The Government of Canada, the British Columbia government, local governments and different private partners have committed themselves to investing up to $5.3 billion under the Pacific Gateway initiative to revamp the infrastructure facilities at the ports of Vancouver and Prince Rupert, and along the Fraser Valley. This would also include rail system and road system improvements. Investments under the Pacific Gateway initiative would reduce current bottlenecks, which are impeding the growth of bilateral trade.

President Hu Jintao visited Canada in September 2005, marking his first visit to Canada and the third visit by a Chinese President since the two countries established diplomatic relations on October 13, 1970. Canada and China have reached seven new agreements designed to enhance cooperation in the areas of transportation, food safety and nuclear energy, in addition to issuing a joint declaration on science and technology. Agreements include increased collaboration on nuclear energy research and development, including advanced reactor systems, safety and design codes, and sustainable fuel cycles. A new bilateral air accord provides for a three-fold increase in passenger and cargo flights to support the growing and important links between China and Canada. It also contains strong aviation safety and security provisions. Additional accords cover plant and animal health, reproductive health and railways.

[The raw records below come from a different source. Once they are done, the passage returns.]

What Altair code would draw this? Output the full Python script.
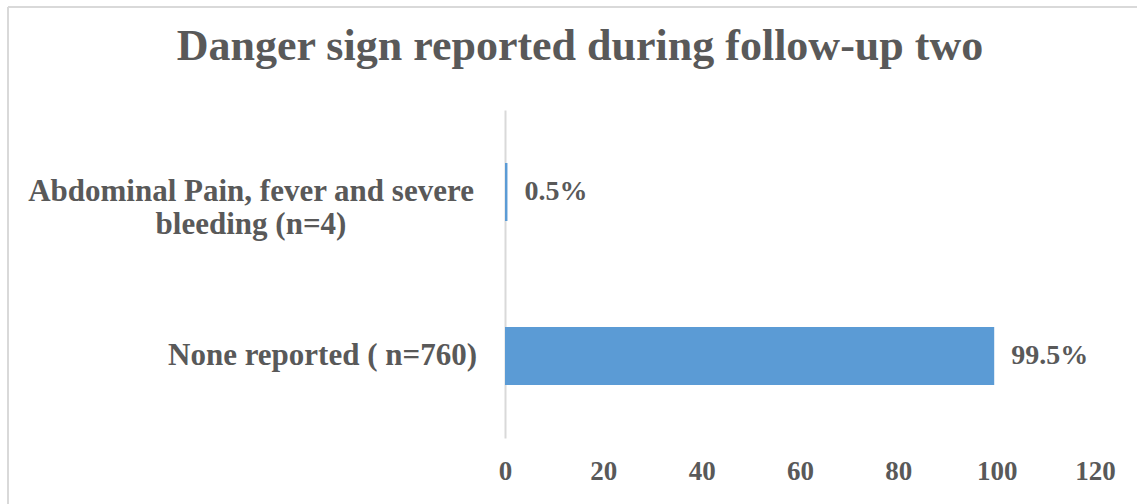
import altair as alt
import pandas as pd

# Danger signs reported at the second follow-up visit (percent of women)
categories = ["Abdominal Pain, fever and severe\nbleeding (n=4)", "None reported ( n=760)"]
percent = [0.5, 99.5]
value_labels = ["0.5%", "99.5%"]
x_ticks = [0, 20, 40, 60, 80, 100, 120]

df = pd.DataFrame({"category": categories, "percent": percent, "label": value_labels})

FONT = "Liberation Serif"
GREY = "#595959"
BLUE = "#5B9BD5"

y_enc = alt.Y(
    "category:N",
    sort=categories,
    scale=alt.Scale(paddingInner=0, paddingOuter=0),
    axis=alt.Axis(
        title=None, labels=False, ticks=False, domain=True,
        domainColor="#d9d9d9", domainWidth=2, grid=False,
    ),
)
x_enc = alt.X(
    "percent:Q",
    scale=alt.Scale(domain=[0, 120], nice=False),
    axis=alt.Axis(
        title=None, values=x_ticks, domain=False, ticks=False, grid=False,
        labelFont=FONT, labelFontSize=27, labelFontWeight="bold",
        labelColor=GREY, labelPadding=20, labelFlush=False,
    ),
)

bars = alt.Chart(df).mark_bar(size=58, color=BLUE).encode(x=x_enc, y=y_enc)

values = alt.Chart(df).mark_text(
    align="left", baseline="middle", dx=17, font=FONT, fontSize=28,
    fontWeight="bold", color=GREY,
).encode(x="percent:Q", y=alt.Y("category:N", sort=categories), text="label:N")

# category names: the two-line name is centred line by line, the short one is right-aligned
cat_long = alt.Chart(df).transform_filter(
    alt.datum.category == categories[0]
).mark_text(
    align="center", baseline="middle", lineBreak="\n", lineHeight=33,
    font=FONT, fontSize=31, fontWeight="bold", color=GREY,
).encode(x=alt.value(-254), y=alt.Y("category:N", sort=categories), text="category:N")

cat_short = alt.Chart(df).transform_filter(
    alt.datum.category == categories[1]
).mark_text(
    align="right", baseline="middle",
    font=FONT, fontSize=31, fontWeight="bold", color=GREY,
).encode(x=alt.value(-28), y=alt.Y("category:N", sort=categories), text="category:N")

# light frame around the chart (top and left edges)
frame_top = alt.Chart(df).mark_rule(color="#d9d9d9", strokeWidth=2).encode(
    x=alt.value(-497), x2=alt.value(650), y=alt.value(-103)
)
frame_left = alt.Chart(df).mark_rule(color="#d9d9d9", strokeWidth=2).encode(
    x=alt.value(-497), y=alt.value(-103), y2=alt.value(400)
)

chart = alt.layer(bars, values, cat_long, cat_short, frame_top, frame_left).properties(
    width=590,
    height=328,
    padding={"left": 505, "top": 110, "right": 42, "bottom": 66},
    autosize=alt.AutoSizeParams(type="none"),
    background="white",
    title=alt.TitleParams(
        "Danger sign reported during follow-up two",
        font=FONT, fontSize=44, fontWeight="bold", color=GREY,
        anchor="middle", frame="group", baseline="alphabetic",
        dx=-220, offset=-98,
    ),
).configure_view(stroke=None)

chart.save("out.html", embed_options={"renderer": "svg", "actions": False})
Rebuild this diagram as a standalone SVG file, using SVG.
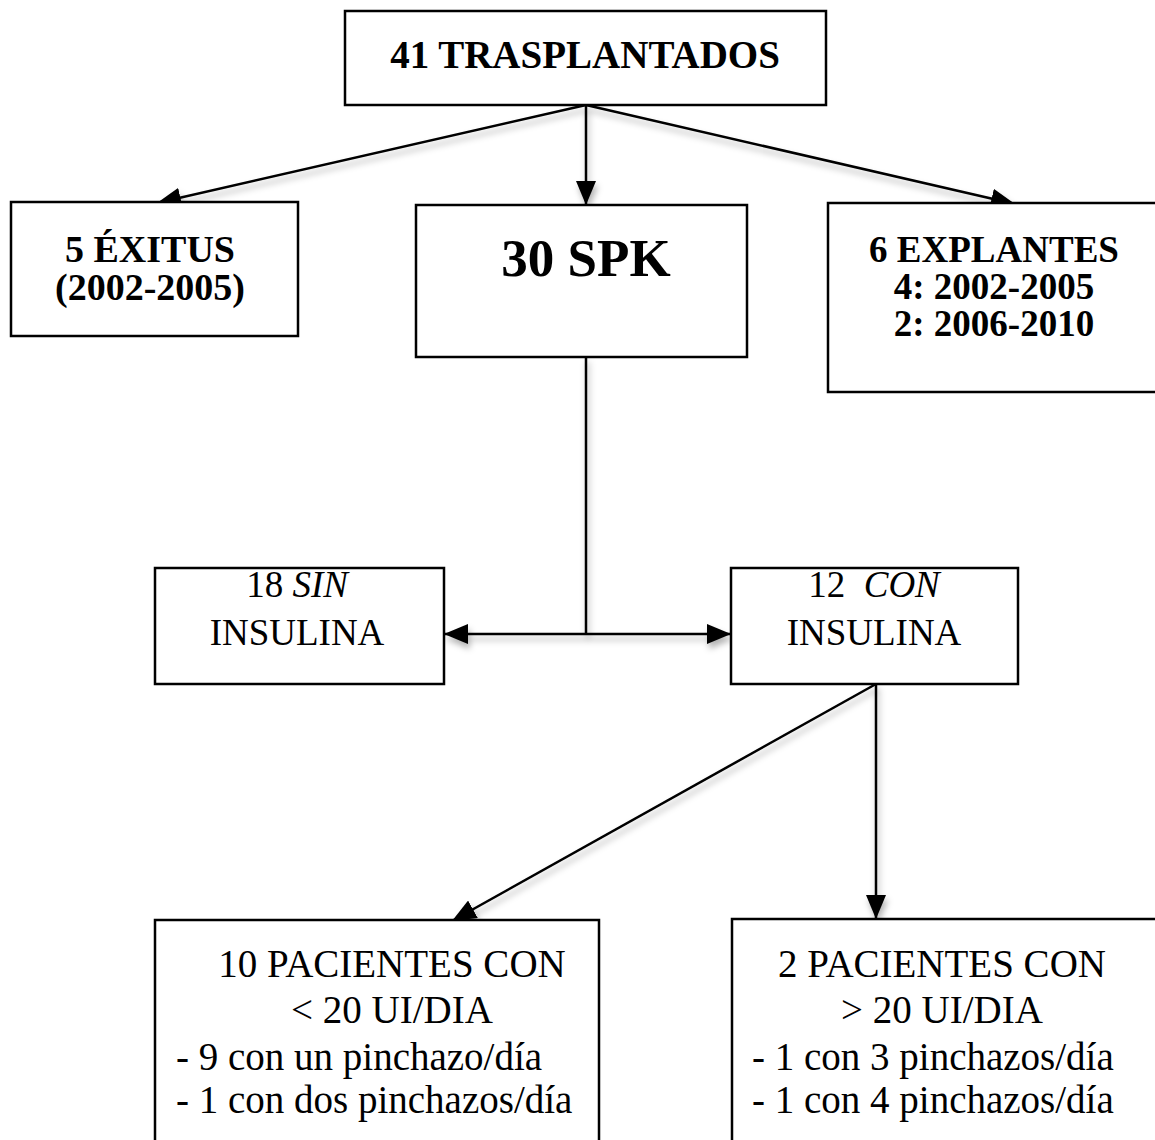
<svg xmlns="http://www.w3.org/2000/svg" width="1155" height="1140" viewBox="0 0 1155 1140">
<style>
.box{fill:#fff;stroke:#000;stroke-width:2.5}
.b{font-family:"Liberation Serif","Times New Roman",serif;font-weight:bold;fill:#000;text-anchor:middle}
.r{font-family:"Liberation Serif","Times New Roman",serif;fill:#000}
.c{text-anchor:middle}
.ln{stroke:#000;stroke-width:2.5;fill:none}
</style>
<defs>
<marker id="ah" viewBox="0 0 24 20" refX="24" refY="10" markerWidth="24" markerHeight="20" markerUnits="userSpaceOnUse" orient="auto-start-reverse">
<path d="M0,0 L24,10 L0,20 z" fill="#000"/>
</marker>
<filter id="sh" x="-10%" y="-10%" width="120%" height="130%">
<feDropShadow dx="2" dy="5" stdDeviation="3" flood-color="#000" flood-opacity="0.3"/>
</filter>
</defs>
<rect width="1155" height="1140" fill="#fff"/>
<g id="connectors" filter="url(#sh)">
<line class="ln" x1="586" y1="105" x2="157" y2="203" marker-end="url(#ah)"/>
<line class="ln" x1="586" y1="105" x2="586" y2="205" marker-end="url(#ah)"/>
<line class="ln" x1="586" y1="105" x2="1015" y2="204" marker-end="url(#ah)"/>
<line class="ln" x1="586" y1="357" x2="586" y2="634"/>
<line class="ln" x1="444" y1="634" x2="731" y2="634" marker-start="url(#ah)" marker-end="url(#ah)"/>
<line class="ln" x1="876" y1="684" x2="452" y2="921" marker-end="url(#ah)"/>
<line class="ln" x1="876" y1="684" x2="876" y2="919" marker-end="url(#ah)"/>
</g>
<g id="n-trasplantados">
<rect class="box" x="345" y="11" width="481" height="94"/>
<text class="b" x="585" y="68" font-size="39">41 TRASPLANTADOS</text>
</g>
<g id="n-exitus">
<rect class="box" x="11" y="202" width="287" height="134"/>
<text class="b" x="150" y="262" font-size="38">5 ÉXITUS</text>
<text class="b" x="150" y="300" font-size="38">(2002-2005)</text>
</g>
<g id="n-spk">
<rect class="box" x="416" y="205" width="331" height="152"/>
<text class="b" x="586" y="276" font-size="53">30 SPK</text>
</g>
<g id="n-explantes">
<rect class="box" x="828" y="203" width="334" height="189"/>
<text class="b" x="994" y="262" font-size="37">6 EXPLANTES</text>
<text class="b" x="994" y="299" font-size="37">4: 2002-2005</text>
<text class="b" x="994" y="336" font-size="37">2: 2006-2010</text>
</g>
<g id="n-sin">
<rect class="box" x="155" y="568" width="289" height="116"/>
<text class="r c" x="297" y="597" font-size="37">18 <tspan font-style="italic">SIN</tspan></text>
<text class="r c" x="297" y="645" font-size="37">INSULINA</text>
</g>
<g id="n-con">
<rect class="box" x="731" y="568" width="287" height="116"/>
<text class="r c" x="874" y="597" font-size="37" xml:space="preserve">12  <tspan font-style="italic">CON</tspan></text>
<text class="r c" x="874" y="645" font-size="37">INSULINA</text>
</g>
<g id="n-menos20">
<rect class="box" x="155" y="920" width="444" height="230"/>
<text class="r c" x="392" y="977" font-size="39">10 PACIENTES CON</text>
<text class="r c" x="392" y="1023" font-size="39">&lt; 20 UI/DIA</text>
<text class="r" x="176" y="1070" font-size="39">- 9 con un pinchazo/día</text>
<text class="r" x="176" y="1113" font-size="39">- 1 con dos pinchazos/día</text>
</g>
<g id="n-mas20">
<rect class="box" x="732" y="919" width="430" height="230"/>
<text class="r c" x="942" y="977" font-size="39">2 PACIENTES CON</text>
<text class="r c" x="942" y="1023" font-size="39">&gt; 20 UI/DIA</text>
<text class="r" x="752" y="1070" font-size="39">- 1 con 3 pinchazos/día</text>
<text class="r" x="752" y="1113" font-size="39">- 1 con 4 pinchazos/día</text>
</g>
</svg>
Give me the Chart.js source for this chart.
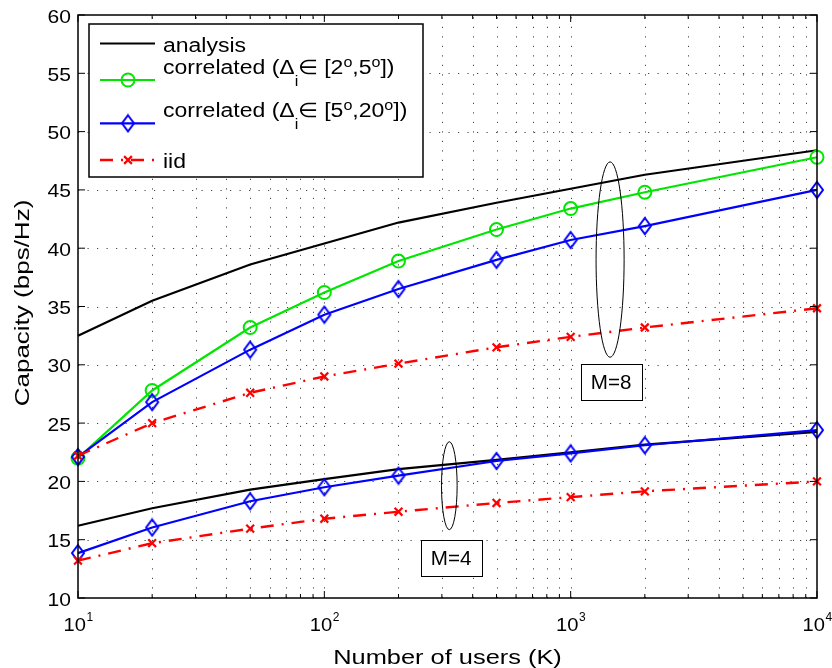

Talking up trade with China
Ottawa, November 2, 2005 — Talking up trade with China: Joe Fontana, Minister of Labour and Housing (second from right) met informally on Parliament Hill with representatives from Shanghai about enhancing Canadian export opportunities in China. Joining Minister Fontana were (from left): David Emerson, Minister of Industry; John McCallum, Minister of National Revenue and Minister of Natural Resources; Teng Guowei, Vice General Manager, Shanghai Land Group Co.; Fan Huimin, Project Director, Shanghai Land Group Co.; and Jim Peterson, Minister of International Trade.